Plotting code records:
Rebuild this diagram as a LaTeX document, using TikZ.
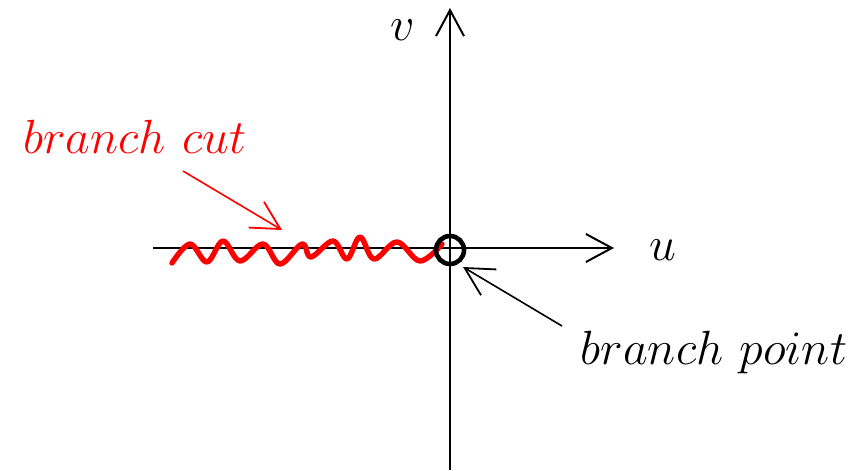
\documentclass[tikz,border=0pt]{standalone}
\usetikzlibrary{arrows.meta}
\begin{document}
\begin{tikzpicture}[x=0.25pt,y=-0.25pt,
  axis/.style={line width=0.5pt,-{Straight Barb[length=6.5pt,width=7pt,line width=0.5pt]}},
  pointer/.style={line width=0.4pt,-{Straight Barb[length=7pt,width=7.5pt,line width=0.45pt]}},
  lbl/.style={inner sep=0pt,font=\fontsize{12.7}{15}\selectfont},
  cutline/.style={red,line width=1.35pt,line cap=round,line join=round}]
\useasboundingbox (0,0) rectangle (863,470);
\coordinate (vb) at (450,470);
\coordinate (vt) at (450,8);
\coordinate (ul) at (153,248);
\coordinate (ur) at (614,248);
\draw[axis] (vb) -- (vt);
\draw[axis] (ul) -- (ur);
\node[lbl] (v) at (403,30) {$v$};
\node[lbl] (u) at (663,250) {$u$};
\draw[cutline] plot[smooth,tension=0.6] coordinates {
 (172,263) (190,244) (207,262) (223,241) (240,261) (263,244) (280,264)
 (302,244) (311,257) (333,241) (347,259) (360,237) (374,259) (397,242)
 (420,261) (442,244)};
\node[draw,circle,line width=1.15pt,minimum size=28pt*0.25,inner sep=0pt] (bp) at (450,250) {};
\node[lbl,red] (bc) at (135,137) {$branch\ cut$};
\node[lbl] (bpt) at (714,352) {$branch\ point$};
\coordinate (bcs) at (183,171);
\coordinate (bce) at (282,230);
\coordinate (bps) at (562,326);
\coordinate (bpe) at (463,267);
\draw[pointer,red] (bcs) -- (bce);
\draw[pointer] (bps) -- (bpe);
\end{tikzpicture}
\end{document}
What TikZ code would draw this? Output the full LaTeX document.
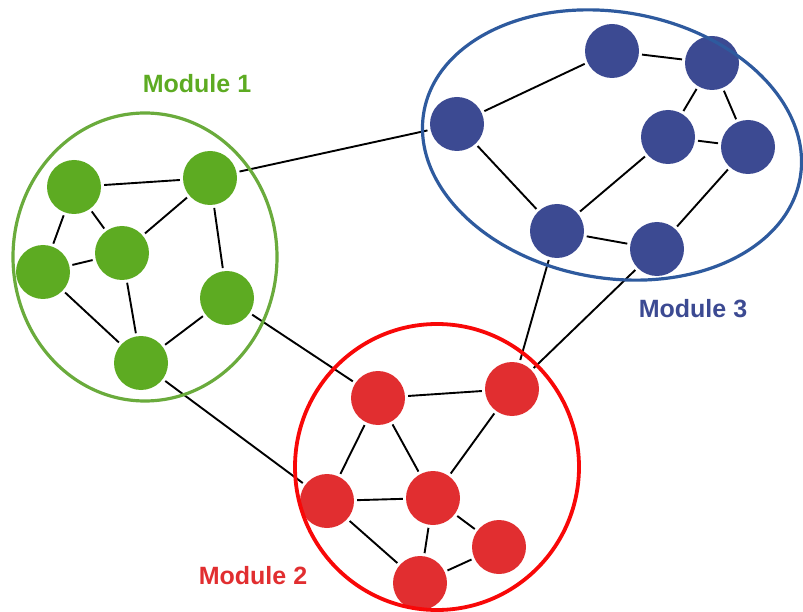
\documentclass[tikz,border=0pt]{standalone}
\usepackage{fontspec}
\setmainfont{Liberation Sans}
\definecolor{gnode}{HTML}{5DAB22}
\definecolor{gring}{HTML}{6AAB3C}
\definecolor{bnode}{HTML}{3C4A92}
\definecolor{bring}{HTML}{2E5A9E}
\definecolor{rnode}{HTML}{E12E30}
\definecolor{rring}{HTML}{F80808}
\tikzset{
  vert/.style={circle, inner sep=0pt, minimum size=54pt},
  gv/.style={vert, fill=gnode},
  bv/.style={vert, fill=bnode},
  rv/.style={vert, fill=rnode},
  link/.style={black, line width=1.9pt},
  ring/.style={line width=3.2pt},
  modlabel/.style={font=\fontsize{25}{30}\selectfont\bfseries, inner sep=0pt},
}
\begin{document}
\begin{tikzpicture}[x=1pt, y=-1pt]
\useasboundingbox (0,0) rectangle (803,612);

% Module 1
\node[gv] (g1) at (74,187) {};
\node[gv] (g2) at (210,178) {};
\node[gv] (g3) at (122,253) {};
\node[gv] (g4) at (43,272) {};
\node[gv] (g5) at (227,298) {};
\node[gv] (g6) at (141,363) {};

% Module 3
\node[bv] (b1) at (457,124) {};
\node[bv] (b2) at (612,51) {};
\node[bv] (b3) at (712,63) {};
\node[bv] (b4) at (668,137) {};
\node[bv] (b5) at (748,147) {};
\node[bv] (b6) at (557,231) {};
\node[bv] (b7) at (657,249) {};

% Module 2
\node[rv] (r1) at (378,398) {};
\node[rv] (r2) at (512,389) {};
\node[rv] (r3) at (327,501) {};
\node[rv] (r4) at (433,498) {};
\node[rv] (r5) at (499,547) {};
\node[rv] (r6) at (420,583) {};

% links inside the modules
\foreach \a/\b in {g1/g2, g1/g3, g1/g4, g2/g3, g2/g5, g3/g4, g3/g6, g4/g6, g5/g6,
                   b1/b2, b2/b3, b3/b4, b3/b5, b4/b5, b4/b6, b5/b7, b1/b6, b6/b7,
                   r1/r2, r1/r3, r1/r4, r2/r4, r3/r4, r3/r6, r4/r6, r4/r5, r5/r6}
  \draw[link, shorten <=3pt, shorten >=3pt] (\a) -- (\b);

% links between the modules
\foreach \a/\b in {g2/b1, g5/r1, g6/r3, b6/r2, b7/r2}
  \draw[link, shorten <=3pt, shorten >=3pt] (\a) -- (\b);

% module outlines
\draw[ring, gring] (145,257) ellipse [x radius=132, y radius=144];
\draw[ring, bring] (612,145) ellipse [x radius=191, y radius=133, rotate=-10];
\draw[ring, rring, line width=3.8pt] (437,467) ellipse [x radius=142, y radius=143];

% labels
\node[modlabel, text=gnode, anchor=base] (l1) at (197,93) {Module 1};
\node[modlabel, text=bnode, anchor=base] (l3) at (693,317) {Module 3};
\node[modlabel, text=rnode, anchor=base] (l2) at (253,584) {Module 2};
\end{tikzpicture}
\end{document}
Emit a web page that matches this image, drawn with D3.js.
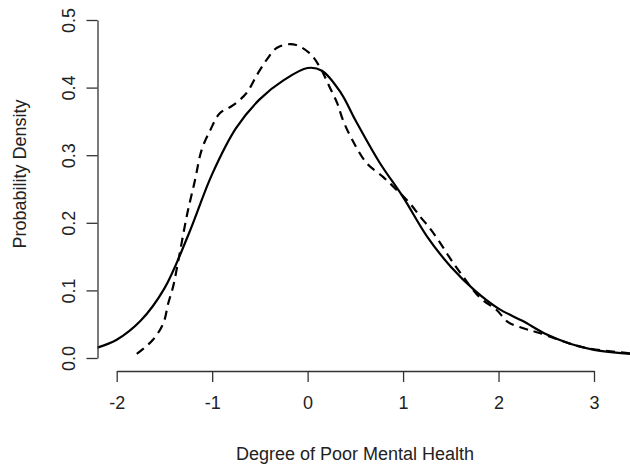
<!DOCTYPE html>
<html>
<head>
<meta charset="utf-8">
<script src="https://cdn.jsdelivr.net/npm/d3@7"></script>
<style>
  body { margin: 0; background: #fff; }
  svg text { font-family: "Liberation Sans", Arial, sans-serif; fill: #222; }
</style>
</head>
<body>
<svg id="chart" width="630" height="468"></svg>
<script>
// density estimates
var solidX = [-2.21, -2.0, -1.75, -1.5, -1.25, -1.0, -0.75, -0.5, -0.25, 0.0, 0.15, 0.35, 0.5, 0.75, 1.0, 1.25, 1.5, 1.75, 2.0, 2.25, 2.5, 2.75, 3.0, 3.38];
var solidY = [0.015, 0.027, 0.055, 0.103, 0.182, 0.272, 0.340, 0.383, 0.411, 0.429, 0.425, 0.392, 0.352, 0.290, 0.238, 0.180, 0.135, 0.100, 0.073, 0.055, 0.035, 0.021, 0.012, 0.006];

var dashedX = [-1.79, -1.62, -1.51, -1.46, -1.41, -1.36, -1.32, -1.26, -1.18, -1.11, -1.02, -0.92, -0.78, -0.64, -0.53, -0.43, -0.32, -0.15, 0.02, 0.13, 0.23, 0.31, 0.37, 0.47, 0.62, 0.79, 0.93, 1.07, 1.18, 1.28, 1.39, 1.49, 1.60, 1.80, 1.98, 2.10, 2.26, 2.43, 2.88, 3.38];
var dashedY = [0.006, 0.027, 0.052, 0.081, 0.105, 0.140, 0.170, 0.214, 0.263, 0.308, 0.337, 0.362, 0.374, 0.392, 0.419, 0.441, 0.459, 0.464, 0.451, 0.430, 0.401, 0.377, 0.352, 0.322, 0.288, 0.268, 0.249, 0.229, 0.209, 0.192, 0.170, 0.148, 0.126, 0.090, 0.071, 0.053, 0.044, 0.037, 0.016, 0.007];

var xTicks = [-2, -1, 0, 1, 2, 3];
var yTicks = [0.0, 0.1, 0.2, 0.3, 0.4, 0.5];
var xTitle = "Degree of Poor Mental Health";
var yTitle = "Probability Density";

var svg = d3.select("#chart"),
    cs = {
        plot: { left: 97.5, right: 630, top: 0, bottom: 371 },
        tickLen: 11,
        fontSize: 18
    };

cs.x = d3.scaleLinear().domain([-2, 3]).range([116.7, 594]);
cs.y = d3.scaleLinear().domain([0, 0.5]).range([358, 20]);

svg.append("clipPath").attr("id", "plotclip")
    .append("rect")
    .attr("x", cs.plot.left)
    .attr("y", cs.plot.top)
    .attr("width", cs.plot.right - cs.plot.left)
    .attr("height", cs.plot.bottom - cs.plot.top);

var line = d3.line()
    .x(d => cs.x(d[0]))
    .y(d => cs.y(d[1]))
    .curve(d3.curveCatmullRom.alpha(0.5));

var curves = svg.append("g").attr("clip-path", "url(#plotclip)");

curves.append("path")
    .datum(solidX.map((v, i) => [v, solidY[i]]))
    .attr("fill", "none")
    .attr("stroke", "#000")
    .attr("stroke-width", 2.2)
    .attr("d", line);

curves.append("path")
    .datum(dashedX.map((v, i) => [v, dashedY[i]]))
    .attr("fill", "none")
    .attr("stroke", "#000")
    .attr("stroke-width", 2.2)
    .attr("stroke-dasharray", "9,6")
    .attr("d", line);

// axes, R style: line spans first to last tick, plain hyphen minus
var xAxis = d3.axisBottom(cs.x).tickValues(xTicks).tickSize(cs.tickLen).tickSizeOuter(0).tickPadding(14)
    .tickFormat(d => String(d));
var gx = svg.append("g")
    .attr("transform", "translate(0," + cs.plot.bottom + ")")
    .call(xAxis);

var yAxis = d3.axisLeft(cs.y).tickValues(yTicks).tickSize(cs.tickLen).tickSizeOuter(0)
    .tickFormat(d => d.toFixed(1));
var gy = svg.append("g")
    .attr("transform", "translate(" + cs.plot.left + ",0)")
    .call(yAxis);

[gx, gy].forEach(g => {
    g.select(".domain").attr("stroke", "#333").attr("stroke-width", 1.3);
    g.selectAll(".tick line").attr("stroke", "#333").attr("stroke-width", 1.3);
    g.selectAll(".tick text").attr("font-size", cs.fontSize).attr("fill", "#222")
        .style("font-family", "Liberation Sans, Arial, sans-serif");
});

gy.selectAll(".tick text")
    .attr("x", null).attr("dy", null)
    .attr("text-anchor", "middle")
    .attr("transform", "translate(-21,0) rotate(-90)")
    .attr("dy", "-0.1em");

gx.selectAll(".tick text").attr("dy", "0.71em");

svg.append("text")
    .attr("x", 355)
    .attr("y", 460)
    .attr("text-anchor", "middle")
    .attr("font-size", cs.fontSize)
    .text(xTitle);

svg.append("text")
    .attr("transform", "translate(26,174) rotate(-90)")
    .attr("text-anchor", "middle")
    .attr("font-size", cs.fontSize)
    .text(yTitle);
</script>
</body>
</html>
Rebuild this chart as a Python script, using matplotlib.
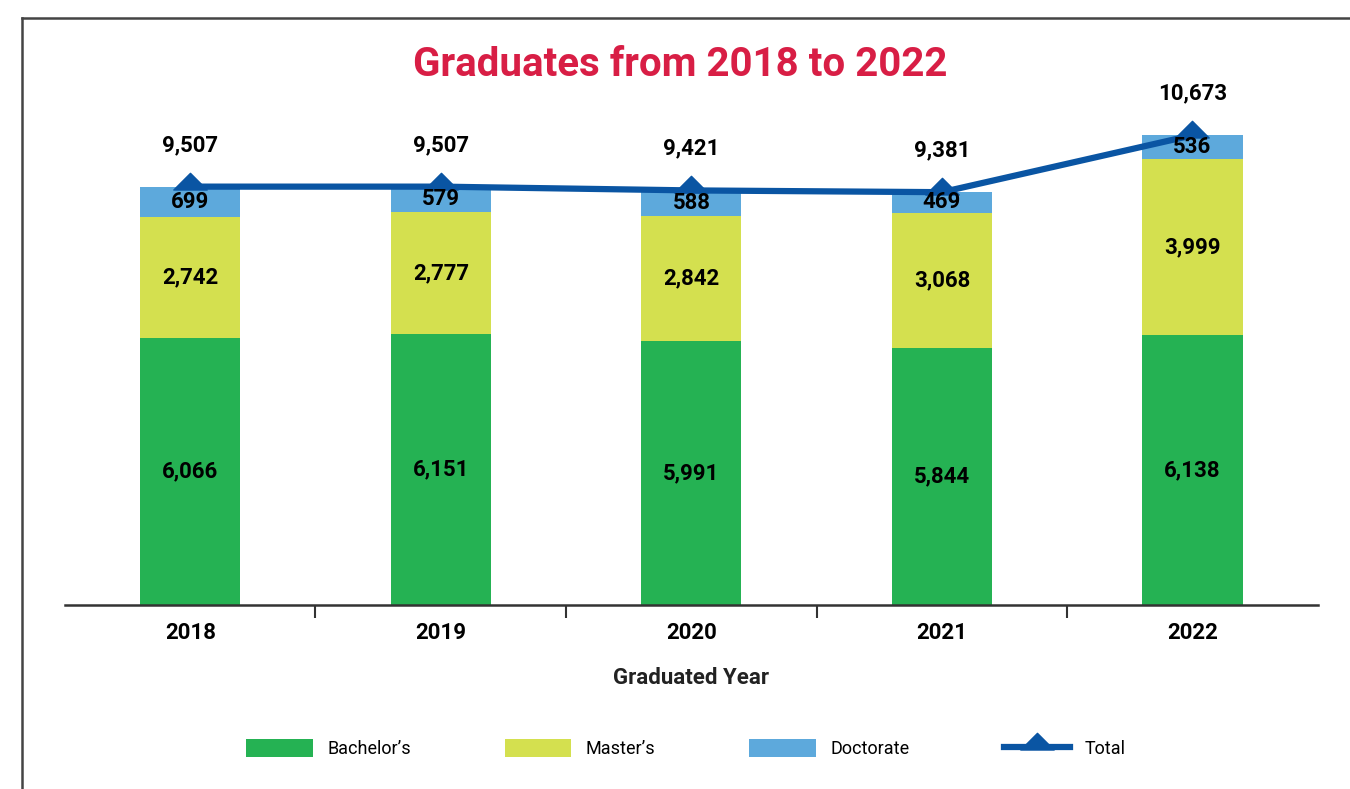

- **TASK**:
Look over the listing. Pull out every line with the string "using" in it.

- **TASK ANSWER**:
Rebuild this diagram as a LaTeX document, using TikZ.
Rebuild this chart as a Python script, using matplotlib.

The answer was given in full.